### EXERCISE GOAL
Every line of the material is to be quoted verbatim, minus the pictures.
-- START --
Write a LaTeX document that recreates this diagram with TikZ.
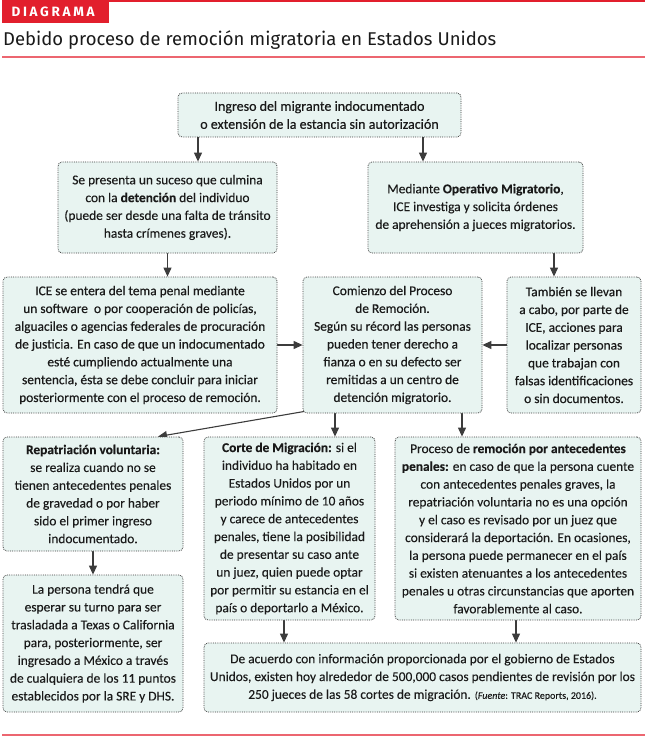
\documentclass[tikz,border=0pt]{standalone}
\usepackage{fontspec}
\setmainfont{Carlito}[FakeBold=0.12]
\newfontfamily\titlefont{Fira Sans}
\newfontfamily\medfont[FakeBold=0.5]{Carlito}
\usetikzlibrary{arrows.meta}
\pgfdeclarelayer{edgelayer}
\pgfdeclarelayer{nodelayer}
\pgfsetlayers{edgelayer,nodelayer,main}
\definecolor{boxfill}{HTML}{E8F4F1}
\definecolor{boxline}{HTML}{3C3C3C}
\definecolor{textgray}{HTML}{1A1A1A}
\definecolor{diagred}{HTML}{E21F2D}
\definecolor{linered}{HTML}{EC6670}
\tikzstyle{box}=[rectangle, rounded corners=4pt, fill=boxfill, draw=boxline, line width=0.8pt, dash pattern=on 0.8pt off 1pt, align=center, inner sep=0pt, text=textgray, font=\fontsize{13.4}{17.8}\selectfont]
\tikzstyle{midbox}=[box, font=\medfont\fontsize{13.4}{17.8}\selectfont]
\tikzstyle{topbox}=[box, font=\medfont\fontsize{14}{18}\selectfont]
\tikzstyle{arrowedge}=[draw=boxline, line width=1.1pt, -{Triangle[length=9pt,width=8pt]}]

\begin{document}
\begin{tikzpicture}[x=1pt, y=-1pt]
	\useasboundingbox (0,0) rectangle (645,738);
	% header
	\fill [diagred] (2,0) rectangle (109,23);
	\draw [diagred, line width=1.2pt] (109,1) -- (645,1);
	\node [anchor=west, text=white, font=\titlefont\bfseries\fontsize{13.5}{15}\selectfont\addfontfeature{LetterSpace=20}] (label) at (8,11.5) {DIAGRAMA};
	\node [anchor=base west, inner sep=0pt, text=textgray, font=\titlefont\fontsize{18.5}{20}\selectfont] (title) at (3,46) {Debido proceso de remoción migratoria en Estados Unidos};
	\draw [linered, line width=2pt] (2,57.5) -- (645,57.5);
	\draw [linered, line width=2pt] (2,735) -- (645,735);
	\begin{pgfonlayer}{nodelayer}
		\node [style=topbox, minimum width=283pt, minimum height=44pt] (1) at (319.5, 115) {Ingreso del migrante indocumentado\\o extensión de la estancia sin autorización};
		\node [style=box, minimum width=219pt, minimum height=91pt] (2) at (167.5, 207.5) {Se presenta un suceso que culmina\\con la \textbf{detención} del individuo\\(puede ser desde una falta de tránsito\\hasta crímenes graves).};
		\node [style=box, minimum width=215pt, minimum height=91pt] (3) at (475.5, 207.5) {Mediante \textbf{Operativo Migratorio},\\ICE investiga y solicita órdenes\\de aprehensión a jueces migratorios.};
		\node [style=midbox, minimum width=274pt, minimum height=136pt] (4) at (140, 345) {ICE se entera del tema penal mediante\\un software\ \ o por cooperación de policías,\\alguaciles o agencias federales de procuración\\de justicia. En caso de que un indocumentado\\esté cumpliendo actualmente una\\sentencia, ésta se debe concluir para iniciar\\posteriormente con el proceso de remoción.};
		\node [style=midbox, minimum width=179pt, minimum height=136pt] (5) at (392.5, 345) {Comienzo del Proceso\\de Remoción.\\Según su récord las personas\\pueden tener derecho a\\fianza o en su defecto ser\\remitidas a un centro de\\detención migratorio.};
		\node [style=midbox, minimum width=134pt, minimum height=136pt] (6) at (574, 345) {También se llevan\\a cabo, por parte de\\ICE, acciones para\\localizar personas\\que trabajan con\\falsas identificaciones\\o sin documentos.};
		\node [style=box, minimum width=180pt, minimum height=114pt] (7) at (93, 494) {\textbf{Repatriación voluntaria:}\\se realiza cuando no se\\tienen antecedentes penales\\de gravedad o por haber\\sido el primer ingreso\\indocumentado.};
		\node [style=box, minimum width=171pt, minimum height=183pt] (8) at (289.5, 528.5) {\textbf{Corte de Migración:} si el\\individuo ha habitado en\\Estados Unidos por un\\periodo mínimo de 10 años\\y carece de antecedentes\\penales, tiene la posibilidad\\de presentar su caso ante\\un juez, quien puede optar\\por permitir su estancia en el\\país o deportarlo a México.};
		\node [style=box, minimum width=246pt, minimum height=183pt] (9) at (518, 528.5) {Proceso de \textbf{remoción por antecedentes}\\\textbf{penales:} en caso de que la persona cuente\\con antecedentes penales graves, la\\repatriación voluntaria no es una opción\\y el caso es revisado por un juez que\\considerará la deportación. En ocasiones,\\la persona puede permanecer en el país\\si existen atenuantes a los antecedentes\\penales u otras circunstancias que aporten\\favorablemente al caso.};
		\node [style=box, minimum width=180pt, minimum height=137pt] (10) at (93, 643.5) {La persona tendrá que\\esperar su turno para ser\\trasladada a Texas o California\\para, posteriormente, ser\\ingresado a México a través\\de cualquiera de los 11 puntos\\establecidos por la SRE y DHS.};
		\node [style=box, minimum width=437pt, minimum height=69pt] (11) at (422.5, 677.5) {De acuerdo con información proporcionada por el gobierno de Estados\\Unidos, existen hoy alrededor de 500,000 casos pendientes de revisión por los\\250 jueces de las 58 cortes de migración. {\fontsize{10}{12}\selectfont(\textit{Fuente}: TRAC Reports, 2016).}};
	\end{pgfonlayer}
	\begin{pgfonlayer}{edgelayer}
		\draw [style=arrowedge] ([xshift=-121.5pt]1.south) to ([xshift=30.5pt]2.north);
		\draw [style=arrowedge] ([xshift=103.5pt]1.south) to ([xshift=-52.5pt]3.north);
		\draw [style=arrowedge] (2.south) to ([xshift=27.5pt]4.north);
		\draw [style=arrowedge] ([xshift=78.5pt]3.south) to ([xshift=-20pt]6.north);
		\draw [style=arrowedge] (4.east) to (5.west);
		\draw [style=arrowedge] (6.west) to (5.east);
		\draw [style=arrowedge] ([xshift=2pt,yshift=2pt]5.south west) to ([xshift=65pt]7.north);
		\draw [style=arrowedge] ([xshift=-57.5pt]5.south) to ([xshift=45.5pt]8.north);
		\draw [style=arrowedge] ([xshift=69.5pt]5.south) to ([xshift=-56pt]9.north);
		\draw [style=arrowedge] (7.south) to (10.north);
		\draw [style=arrowedge] ([xshift=-5.5pt]8.south) to ([xshift=-138.5pt]11.north);
		\draw [style=arrowedge] ([xshift=-2pt]9.south) to ([xshift=93.5pt]11.north);
	\end{pgfonlayer}
\end{tikzpicture}
\end{document}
-- END --
### FINAL RESULT
Write a LaTeX document that recreates this diagram with TikZ.
\documentclass[tikz,border=0pt]{standalone}
\usepackage{fontspec}
\setmainfont{Carlito}[FakeBold=0.12]
\newfontfamily\titlefont{Fira Sans}
\newfontfamily\medfont[FakeBold=0.5]{Carlito}
\usetikzlibrary{arrows.meta}
\pgfdeclarelayer{edgelayer}
\pgfdeclarelayer{nodelayer}
\pgfsetlayers{edgelayer,nodelayer,main}
\definecolor{boxfill}{HTML}{E8F4F1}
\definecolor{boxline}{HTML}{3C3C3C}
\definecolor{textgray}{HTML}{1A1A1A}
\definecolor{diagred}{HTML}{E21F2D}
\definecolor{linered}{HTML}{EC6670}
\tikzstyle{box}=[rectangle, rounded corners=4pt, fill=boxfill, draw=boxline, line width=0.8pt, dash pattern=on 0.8pt off 1pt, align=center, inner sep=0pt, text=textgray, font=\fontsize{13.4}{17.8}\selectfont]
\tikzstyle{midbox}=[box, font=\medfont\fontsize{13.4}{17.8}\selectfont]
\tikzstyle{topbox}=[box, font=\medfont\fontsize{14}{18}\selectfont]
\tikzstyle{arrowedge}=[draw=boxline, line width=1.1pt, -{Triangle[length=9pt,width=8pt]}]

\begin{document}
\begin{tikzpicture}[x=1pt, y=-1pt]
	\useasboundingbox (0,0) rectangle (645,738);
	% header
	\fill [diagred] (2,0) rectangle (109,23);
	\draw [diagred, line width=1.2pt] (109,1) -- (645,1);
	\node [anchor=west, text=white, font=\titlefont\bfseries\fontsize{13.5}{15}\selectfont\addfontfeature{LetterSpace=20}] (label) at (8,11.5) {DIAGRAMA};
	\node [anchor=base west, inner sep=0pt, text=textgray, font=\titlefont\fontsize{18.5}{20}\selectfont] (title) at (3,46) {Debido proceso de remoción migratoria en Estados Unidos};
	\draw [linered, line width=2pt] (2,57.5) -- (645,57.5);
	\draw [linered, line width=2pt] (2,735) -- (645,735);
	\begin{pgfonlayer}{nodelayer}
		\node [style=topbox, minimum width=283pt, minimum height=44pt] (1) at (319.5, 115) {Ingreso del migrante indocumentado\\o extensión de la estancia sin autorización};
		\node [style=box, minimum width=219pt, minimum height=91pt] (2) at (167.5, 207.5) {Se presenta un suceso que culmina\\con la \textbf{detención} del individuo\\(puede ser desde una falta de tránsito\\hasta crímenes graves).};
		\node [style=box, minimum width=215pt, minimum height=91pt] (3) at (475.5, 207.5) {Mediante \textbf{Operativo Migratorio},\\ICE investiga y solicita órdenes\\de aprehensión a jueces migratorios.};
		\node [style=midbox, minimum width=274pt, minimum height=136pt] (4) at (140, 345) {ICE se entera del tema penal mediante\\un software\ \ o por cooperación de policías,\\alguaciles o agencias federales de procuración\\de justicia. En caso de que un indocumentado\\esté cumpliendo actualmente una\\sentencia, ésta se debe concluir para iniciar\\posteriormente con el proceso de remoción.};
		\node [style=midbox, minimum width=179pt, minimum height=136pt] (5) at (392.5, 345) {Comienzo del Proceso\\de Remoción.\\Según su récord las personas\\pueden tener derecho a\\fianza o en su defecto ser\\remitidas a un centro de\\detención migratorio.};
		\node [style=midbox, minimum width=134pt, minimum height=136pt] (6) at (574, 345) {También se llevan\\a cabo, por parte de\\ICE, acciones para\\localizar personas\\que trabajan con\\falsas identificaciones\\o sin documentos.};
		\node [style=box, minimum width=180pt, minimum height=114pt] (7) at (93, 494) {\textbf{Repatriación voluntaria:}\\se realiza cuando no se\\tienen antecedentes penales\\de gravedad o por haber\\sido el primer ingreso\\indocumentado.};
		\node [style=box, minimum width=171pt, minimum height=183pt] (8) at (289.5, 528.5) {\textbf{Corte de Migración:} si el\\individuo ha habitado en\\Estados Unidos por un\\periodo mínimo de 10 años\\y carece de antecedentes\\penales, tiene la posibilidad\\de presentar su caso ante\\un juez, quien puede optar\\por permitir su estancia en el\\país o deportarlo a México.};
		\node [style=box, minimum width=246pt, minimum height=183pt] (9) at (518, 528.5) {Proceso de \textbf{remoción por antecedentes}\\\textbf{penales:} en caso de que la persona cuente\\con antecedentes penales graves, la\\repatriación voluntaria no es una opción\\y el caso es revisado por un juez que\\considerará la deportación. En ocasiones,\\la persona puede permanecer en el país\\si existen atenuantes a los antecedentes\\penales u otras circunstancias que aporten\\favorablemente al caso.};
		\node [style=box, minimum width=180pt, minimum height=137pt] (10) at (93, 643.5) {La persona tendrá que\\esperar su turno para ser\\trasladada a Texas o California\\para, posteriormente, ser\\ingresado a México a través\\de cualquiera de los 11 puntos\\establecidos por la SRE y DHS.};
		\node [style=box, minimum width=437pt, minimum height=69pt] (11) at (422.5, 677.5) {De acuerdo con información proporcionada por el gobierno de Estados\\Unidos, existen hoy alrededor de 500,000 casos pendientes de revisión por los\\250 jueces de las 58 cortes de migración. {\fontsize{10}{12}\selectfont(\textit{Fuente}: TRAC Reports, 2016).}};
	\end{pgfonlayer}
	\begin{pgfonlayer}{edgelayer}
		\draw [style=arrowedge] ([xshift=-121.5pt]1.south) to ([xshift=30.5pt]2.north);
		\draw [style=arrowedge] ([xshift=103.5pt]1.south) to ([xshift=-52.5pt]3.north);
		\draw [style=arrowedge] (2.south) to ([xshift=27.5pt]4.north);
		\draw [style=arrowedge] ([xshift=78.5pt]3.south) to ([xshift=-20pt]6.north);
		\draw [style=arrowedge] (4.east) to (5.west);
		\draw [style=arrowedge] (6.west) to (5.east);
		\draw [style=arrowedge] ([xshift=2pt,yshift=2pt]5.south west) to ([xshift=65pt]7.north);
		\draw [style=arrowedge] ([xshift=-57.5pt]5.south) to ([xshift=45.5pt]8.north);
		\draw [style=arrowedge] ([xshift=69.5pt]5.south) to ([xshift=-56pt]9.north);
		\draw [style=arrowedge] (7.south) to (10.north);
		\draw [style=arrowedge] ([xshift=-5.5pt]8.south) to ([xshift=-138.5pt]11.north);
		\draw [style=arrowedge] ([xshift=-2pt]9.south) to ([xshift=93.5pt]11.north);
	\end{pgfonlayer}
\end{tikzpicture}
\end{document}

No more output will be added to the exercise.